* [Instructions for the task]:
Transcribe all of the material exactly, except for its pictures.

* [Stored data]:
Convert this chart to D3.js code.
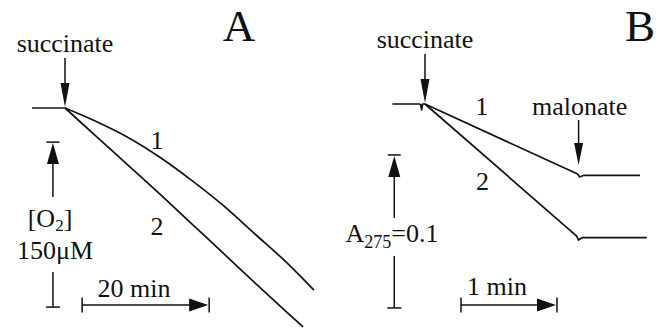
<!DOCTYPE html>
<html lang="en">
<head>
<meta charset="utf-8">
<title>Succinate oxidation traces</title>
<script src="https://d3js.org/d3.v7.min.js"></script>
<style>
  body { margin: 0; background: #fff; }
  text { font-family: "Liberation Serif", "Times New Roman", serif; fill: #111; font-size: 26px; }
</style>
</head>
<body>
<svg width="665" height="331"></svg>
<script>
// panel A: oxygen electrode trace, time in min, [O2] in uM
const baseTimeA = [-5.2, 0];
const baseO2A = [250, 250];
const timeA1 = [0, 5, 10, 15, 20, 25, 30, 35, 39.2];
const o2A1 = [250, 237.5, 223, 205, 184, 161, 135, 109, 84.5];
const timeA2 = [0, 5, 10, 15, 20, 25, 30, 35, 37.5];
const o2A2 = [250, 223.8, 197.6, 171.4, 144.5, 117.6, 90.5, 64, 51];

// panel B: A275 trace, time in min
const baseTimeB = [-0.34, -0.06, -0.045, -0.035, -0.025, 0];
const absBaseB = [0.300, 0.300, 0.2995, 0.2962, 0.300, 0.300];
const timeB1 = [0, 1.59, 1.61, 1.65, 2.24];
const absB1 = [0.300, 0.2542, 0.2523, 0.2533, 0.2533];
const timeB2 = [0, 1.58, 1.60, 1.64, 2.31];
const absB2 = [0.300, 0.2137, 0.2111, 0.2127, 0.2127];

// additions and scale bars
const succinateTime = 0;
const malonateTime = 1.6;
const barA = {t: -1.9, top: 219, bottom: 69, t0: 2.7, t1: 22.7};   // 150 uM, 20 min
const barB = {t: -0.32, top: 0.2667, bottom: 0.1667, t0: 0.375, t1: 1.375}; // 0.1, 1 min

const svg = d3.select("svg");

const xA = d3.scaleLinear().domain([0, 20]).range([65, 192]);
const yA = d3.scaleLinear().domain([250, 100]).range([108, 273]);
const xB = d3.scaleLinear().domain([0, 1]).range([425, 521]);
const yB = d3.scaleLinear().domain([0.3, 0.2]).range([104, 257]);

function zip(ts, vs) { return ts.map((t, i) => [t, vs[i]]) }

function trace(x, y, data, curve) {
  svg.append("path")
    .datum(data)
    .attr("fill", "none")
    .attr("stroke", "#111")
    .attr("stroke-width", 1.7)
    .attr("stroke-linejoin", "round")
    .attr("d", d3.line().x(d => x(d[0])).y(d => y(d[1])).curve(curve));
}

function head(x, y, dir, len, half) {
  let pts;
  if (dir == "down") pts = [[x, y], [x - half, y - len], [x + half, y - len]];
  if (dir == "up") pts = [[x, y], [x - half, y + len], [x + half, y + len]];
  if (dir == "right") pts = [[x, y], [x - len, y - half], [x - len, y + half]];
  svg.append("polygon").attr("points", pts.join(" ")).attr("fill", "#111");
}

function seg(x1, y1, x2, y2) {
  svg.append("line")
    .attr("x1", x1).attr("y1", y1).attr("x2", x2).attr("y2", y2)
    .attr("stroke", "#111").attr("stroke-width", 1.5);
}

function label(x, y, txt, size) {
  return svg.append("text").attr("x", x).attr("y", y)
    .attr("text-anchor", "middle")
    .style("font-size", (size || 26) + "px")
    .text(txt);
}

// traces
trace(xA, yA, zip(baseTimeA, baseO2A), d3.curveLinear);
trace(xA, yA, zip(timeA1, o2A1), d3.curveMonotoneX);
trace(xA, yA, zip(timeA2, o2A2), d3.curveMonotoneX);
trace(xB, yB, zip(baseTimeB, absBaseB), d3.curveLinear);
trace(xB, yB, zip(timeB1, absB1), d3.curveLinear);
trace(xB, yB, zip(timeB2, absB2), d3.curveLinear);

// addition arrows
function addArrow(x, tip, name) {
  seg(x, tip - 49, x, tip - 10);
  head(x, tip, "down", 24, 4.5);
  label(x, tip - 55, name);
}
addArrow(xA(succinateTime), yA(250) - 1, "succinate");
addArrow(xB(succinateTime), yB(0.3) - 1, "succinate");
(function() {
  const x = xB(malonateTime), tip = yB(absB1[1]) - 9;
  seg(x, tip - 45, x, tip - 10);
  head(x, tip, "down", 22, 4.5);
  label(x + 1, tip - 50, "malonate");
})();

// trace numbers
label(xA(14.5), yA(215) + 2, "1");
label(xA(14.5), yA(135), "2");
label(xB(0.59), yB(0.2925), "1");
label(xB(0.6), yB(0.244), "2");

// panel letters
label(239, 41, "A", 45);
label(640, 41, "B", 45);

// vertical scale bars
function vBar(x, top, bottom, gapTop, gapBottom) {
  seg(x - 6.5, top, x + 6.5, top);
  head(x, top + 1, "up", 21, 6);
  seg(x, top + 18, x, gapTop);
  seg(x, gapBottom, x, bottom);
  seg(x - 7, bottom, x + 7, bottom);
}
vBar(xA(barA.t), yA(barA.top), yA(barA.bottom), 197, 272);
vBar(xB(barB.t), yB(barB.top), yB(barB.bottom), 218, 256);

let o2 = svg.append("text").attr("x", 50).attr("y", 227).attr("text-anchor", "middle");
o2.append("tspan").text("[O");
o2.append("tspan").attr("dy", 4).style("font-size", "17px").text("2");
o2.append("tspan").attr("dy", -4).text("]");
label(55, 259, "150\u03bcM");

let ab = svg.append("text").attr("x", 392).attr("y", 242).attr("text-anchor", "middle");
ab.append("tspan").text("A");
ab.append("tspan").attr("dy", 6).style("font-size", "18px").text("275");
ab.append("tspan").attr("dy", -6).text("=0.1");

// horizontal time bars
function hBar(x0, x1, y) {
  seg(x0, y - 7.5, x0, y + 7.5);
  seg(x0, y, x1 - 15, y);
  head(x1 - 1, y, "right", 19, 6.5);
  seg(x1, y - 7.5, x1, y + 7.5);
}
hBar(xA(barA.t0), xA(barA.t1), 305);
hBar(xB(barB.t0), xB(barB.t1), 305);
label(134, 297, "20 min");
label(497, 295, "1 min");
</script>
</body>
</html>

* [Output of the exercise]:
Convert this chart to D3.js code.
<!DOCTYPE html>
<html lang="en">
<head>
<meta charset="utf-8">
<title>Succinate oxidation traces</title>
<script src="https://d3js.org/d3.v7.min.js"></script>
<style>
  body { margin: 0; background: #fff; }
  text { font-family: "Liberation Serif", "Times New Roman", serif; fill: #111; font-size: 26px; }
</style>
</head>
<body>
<svg width="665" height="331"></svg>
<script>
// panel A: oxygen electrode trace, time in min, [O2] in uM
const baseTimeA = [-5.2, 0];
const baseO2A = [250, 250];
const timeA1 = [0, 5, 10, 15, 20, 25, 30, 35, 39.2];
const o2A1 = [250, 237.5, 223, 205, 184, 161, 135, 109, 84.5];
const timeA2 = [0, 5, 10, 15, 20, 25, 30, 35, 37.5];
const o2A2 = [250, 223.8, 197.6, 171.4, 144.5, 117.6, 90.5, 64, 51];

// panel B: A275 trace, time in min
const baseTimeB = [-0.34, -0.06, -0.045, -0.035, -0.025, 0];
const absBaseB = [0.300, 0.300, 0.2995, 0.2962, 0.300, 0.300];
const timeB1 = [0, 1.59, 1.61, 1.65, 2.24];
const absB1 = [0.300, 0.2542, 0.2523, 0.2533, 0.2533];
const timeB2 = [0, 1.58, 1.60, 1.64, 2.31];
const absB2 = [0.300, 0.2137, 0.2111, 0.2127, 0.2127];

// additions and scale bars
const succinateTime = 0;
const malonateTime = 1.6;
const barA = {t: -1.9, top: 219, bottom: 69, t0: 2.7, t1: 22.7};   // 150 uM, 20 min
const barB = {t: -0.32, top: 0.2667, bottom: 0.1667, t0: 0.375, t1: 1.375}; // 0.1, 1 min

const svg = d3.select("svg");

const xA = d3.scaleLinear().domain([0, 20]).range([65, 192]);
const yA = d3.scaleLinear().domain([250, 100]).range([108, 273]);
const xB = d3.scaleLinear().domain([0, 1]).range([425, 521]);
const yB = d3.scaleLinear().domain([0.3, 0.2]).range([104, 257]);

function zip(ts, vs) { return ts.map((t, i) => [t, vs[i]]) }

function trace(x, y, data, curve) {
  svg.append("path")
    .datum(data)
    .attr("fill", "none")
    .attr("stroke", "#111")
    .attr("stroke-width", 1.7)
    .attr("stroke-linejoin", "round")
    .attr("d", d3.line().x(d => x(d[0])).y(d => y(d[1])).curve(curve));
}

function head(x, y, dir, len, half) {
  let pts;
  if (dir == "down") pts = [[x, y], [x - half, y - len], [x + half, y - len]];
  if (dir == "up") pts = [[x, y], [x - half, y + len], [x + half, y + len]];
  if (dir == "right") pts = [[x, y], [x - len, y - half], [x - len, y + half]];
  svg.append("polygon").attr("points", pts.join(" ")).attr("fill", "#111");
}

function seg(x1, y1, x2, y2) {
  svg.append("line")
    .attr("x1", x1).attr("y1", y1).attr("x2", x2).attr("y2", y2)
    .attr("stroke", "#111").attr("stroke-width", 1.5);
}

function label(x, y, txt, size) {
  return svg.append("text").attr("x", x).attr("y", y)
    .attr("text-anchor", "middle")
    .style("font-size", (size || 26) + "px")
    .text(txt);
}

// traces
trace(xA, yA, zip(baseTimeA, baseO2A), d3.curveLinear);
trace(xA, yA, zip(timeA1, o2A1), d3.curveMonotoneX);
trace(xA, yA, zip(timeA2, o2A2), d3.curveMonotoneX);
trace(xB, yB, zip(baseTimeB, absBaseB), d3.curveLinear);
trace(xB, yB, zip(timeB1, absB1), d3.curveLinear);
trace(xB, yB, zip(timeB2, absB2), d3.curveLinear);

// addition arrows
function addArrow(x, tip, name) {
  seg(x, tip - 49, x, tip - 10);
  head(x, tip, "down", 24, 4.5);
  label(x, tip - 55, name);
}
addArrow(xA(succinateTime), yA(250) - 1, "succinate");
addArrow(xB(succinateTime), yB(0.3) - 1, "succinate");
(function() {
  const x = xB(malonateTime), tip = yB(absB1[1]) - 9;
  seg(x, tip - 45, x, tip - 10);
  head(x, tip, "down", 22, 4.5);
  label(x + 1, tip - 50, "malonate");
})();

// trace numbers
label(xA(14.5), yA(215) + 2, "1");
label(xA(14.5), yA(135), "2");
label(xB(0.59), yB(0.2925), "1");
label(xB(0.6), yB(0.244), "2");

// panel letters
label(239, 41, "A", 45);
label(640, 41, "B", 45);

// vertical scale bars
function vBar(x, top, bottom, gapTop, gapBottom) {
  seg(x - 6.5, top, x + 6.5, top);
  head(x, top + 1, "up", 21, 6);
  seg(x, top + 18, x, gapTop);
  seg(x, gapBottom, x, bottom);
  seg(x - 7, bottom, x + 7, bottom);
}
vBar(xA(barA.t), yA(barA.top), yA(barA.bottom), 197, 272);
vBar(xB(barB.t), yB(barB.top), yB(barB.bottom), 218, 256);

let o2 = svg.append("text").attr("x", 50).attr("y", 227).attr("text-anchor", "middle");
o2.append("tspan").text("[O");
o2.append("tspan").attr("dy", 4).style("font-size", "17px").text("2");
o2.append("tspan").attr("dy", -4).text("]");
label(55, 259, "150\u03bcM");

let ab = svg.append("text").attr("x", 392).attr("y", 242).attr("text-anchor", "middle");
ab.append("tspan").text("A");
ab.append("tspan").attr("dy", 6).style("font-size", "18px").text("275");
ab.append("tspan").attr("dy", -6).text("=0.1");

// horizontal time bars
function hBar(x0, x1, y) {
  seg(x0, y - 7.5, x0, y + 7.5);
  seg(x0, y, x1 - 15, y);
  head(x1 - 1, y, "right", 19, 6.5);
  seg(x1, y - 7.5, x1, y + 7.5);
}
hBar(xA(barA.t0), xA(barA.t1), 305);
hBar(xB(barB.t0), xB(barB.t1), 305);
label(134, 297, "20 min");
label(497, 295, "1 min");
</script>
</body>
</html>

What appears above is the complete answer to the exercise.